Steps to execute Dataproc Template
1. Clone the Dataproc Templates repository and navigate to java templates folder.
git clone https://github.com/GoogleCloudPlatform/dataproc-templates.git
cd dataproc-templates/java
2. Obtain authentication credentials to submit the job.
gcloud auth application-default login
3. Ensure you have enabled the subnet with Private Google Access. If you are using “default” VPC created by GCP, you will still have to enable private access as below.
4. Configure the Dataproc Serverless job by exporting the variables needed for submission —
GCP_PROJECT
: GCP project id to run Dataproc Serverless on
REGION
: Region to run Dataproc Serverless in
GCS_STAGING_LOCATION
: GCS staging bucket location, created in Step 3
SUBNET
: The VPC subnet to run Dataproc Serverless on, if not using the default subnet (format: projects/<project_id>/regions/<region>/subnetworks/<subnetwork>)
HISTORY_SERVER_CLUSTER
: An existing Dataproc cluster to act as a Spark History Server.

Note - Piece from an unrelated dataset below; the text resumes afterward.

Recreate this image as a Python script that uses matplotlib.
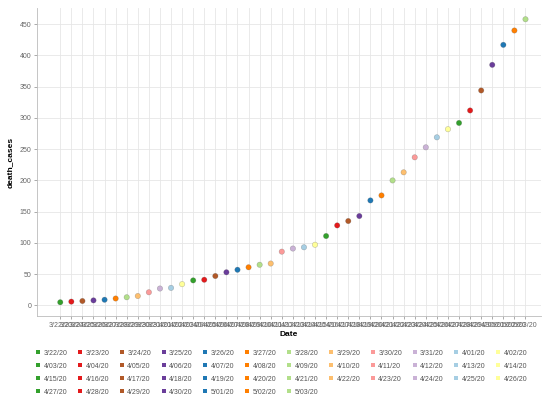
import matplotlib
matplotlib.use("Agg")
import matplotlib.pyplot as plt
from matplotlib.lines import Line2D

plt.rcParams['font.family'] = ['Liberation Sans', 'DejaVu Sans']

dates = ["3/22/20", "3/23/20", "3/24/20", "3/25/20", "3/26/20", "3/27/20", "3/28/20",
         "3/29/20", "3/30/20", "3/31/20", "4/01/20", "4/02/20", "4/03/20", "4/04/20",
         "4/05/20", "4/06/20", "4/07/20", "4/08/20", "4/09/20", "4/10/20", "4/11/20",
         "4/12/20", "4/13/20", "4/14/20", "4/15/20", "4/16/20", "4/17/20", "4/18/20",
         "4/19/20", "4/20/20", "4/21/20", "4/22/20", "4/23/20", "4/24/20", "4/25/20",
         "4/26/20", "4/27/20", "4/28/20", "4/29/20", "4/30/20", "5/01/20", "5/02/20",
         "5/03/20"]
death_cases = [5, 6, 7, 8, 9, 11, 13, 15, 21, 27, 28, 34, 40, 41, 47, 53, 57, 61, 65, 67,
               86, 91, 93, 97, 111, 128, 135, 143, 168, 176, 200, 213, 237, 253, 269,
               282, 292, 312, 344, 385, 417, 440, 458]
palette = ["#33a02c", "#e31a1c", "#b15928", "#6a3d9a", "#1f78b4", "#ff7f00",
           "#b2df8a", "#fdbf6f", "#fb9a99", "#cab2d6", "#a6cee3", "#ffff99"]
y_ticks = [0, 50, 100, 150, 200, 250, 300, 350, 400, 450]

W, H = 545, 403
fig = plt.figure(figsize=(W / 100, H / 100), dpi=100)
ax = fig.add_axes([37 / W, (H - 316) / H, (541 - 37) / W, (316 - 8) / H])

x = list(range(len(dates)))
colors = [palette[i % len(palette)] for i in x]
ax.scatter(x, death_cases, c=colors, s=15, linewidths=0.4,
           edgecolors=[(0.3, 0.3, 0.3, 0.35)] * len(x), zorder=3)

ax.set_xlim(-2.1, 43.4)
ax.set_ylim(-17, 476)
ax.set_xticks(x)
ax.set_xticklabels(dates, fontsize=5, color="#666666")
ax.set_yticks(y_ticks)
ax.set_yticklabels([str(v) for v in y_ticks], fontsize=5, color="#666666")
ax.tick_params(axis='both', length=2, width=0.5, color="#888888", pad=2)
ax.grid(True, color="#e6e6e6", linewidth=0.6, zorder=0)
ax.set_axisbelow(True)
for s in ['top', 'right']:
    ax.spines[s].set_visible(False)
for s in ['left', 'bottom']:
    ax.spines[s].set_color("#bbbbbb")
    ax.spines[s].set_linewidth(0.6)

ax.set_xlabel("Date", fontsize=6, fontweight='bold', labelpad=2)
ax.set_ylabel("death_cases", fontsize=6, fontweight='bold', labelpad=4)

handles = [Line2D([], [], marker='s', linestyle='None', markersize=3,
                  markerfacecolor=colors[i], markeredgewidth=0, label=dates[i])
           for i in x]
ncol = 12
order = []
for j in range(ncol):
    for r in range(4):
        k = r * ncol + j
        if k < len(dates):
            order.append(k)
fig.legend([handles[k] for k in order], [dates[k] for k in order],
           ncol=ncol, loc='upper left', bbox_to_anchor=(31 / W, (H - 345) / H),
           frameon=False, fontsize=5, handlelength=0.6, handletextpad=0.5,
           columnspacing=1.5, labelspacing=0.85, borderpad=0.2,
           labelcolor="#555555")

fig.savefig("out.png", dpi=100)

This property can be used to specify a dedicated server, where you can view the status of running and completed Spark jobs
export GCP_PROJECT=<project_id>
export REGION=<region>
export GCS_STAGING_LOCATION=<gcs-staging-bucket-folder>
export SUBNET=<vpc-subnet>
export HISTORY_SERVER_CLUSER=projects/<project_id>/regions/<region>/clusters/<cluster_name>
6. Now run KafkaToGCS template
sample execution command:
export GCP_PROJECT=dp-test-project
export REGION=us-central1
export SUBNET=test-subnet
export GCS_STAGING_LOCATION=gs://dp-templates-kakfatogcs/stg
export GCS_SCHEMA_FILE=gs://dp-templates-kafkatogcs/schema/msg_schema.json
export GCS_OUTPUT_PATH=gs://dp-templates-kafkatogcs/output/
bin/start.sh \
-- --template KAFKATOGCS \
--templateProperty project.id=$GCP_PROJECT \
--templateProperty kafka.bootstrap.servers=102.1.1.20:9092 \
--templateProperty kafka.topic=events-topic \
--templateProperty kafka.starting.offset=latest \
--templateProperty kafka.schema.url=$GCS_SCHEMA_FILE \
--templateProperty kafka.gcs.await.termination.timeout.ms=1200000 \
--templateProperty kafka.gcs.output.location=$GCS_OUTPUT_PATH \
--templateProperty kafka.gcs.output.format=parquet
More info to run the template
7. Monitor the Spark batch job
After submitting the job, you will be able to view the job in the Dataproc Batch UI. From there, we can view both metrics and logs for the job.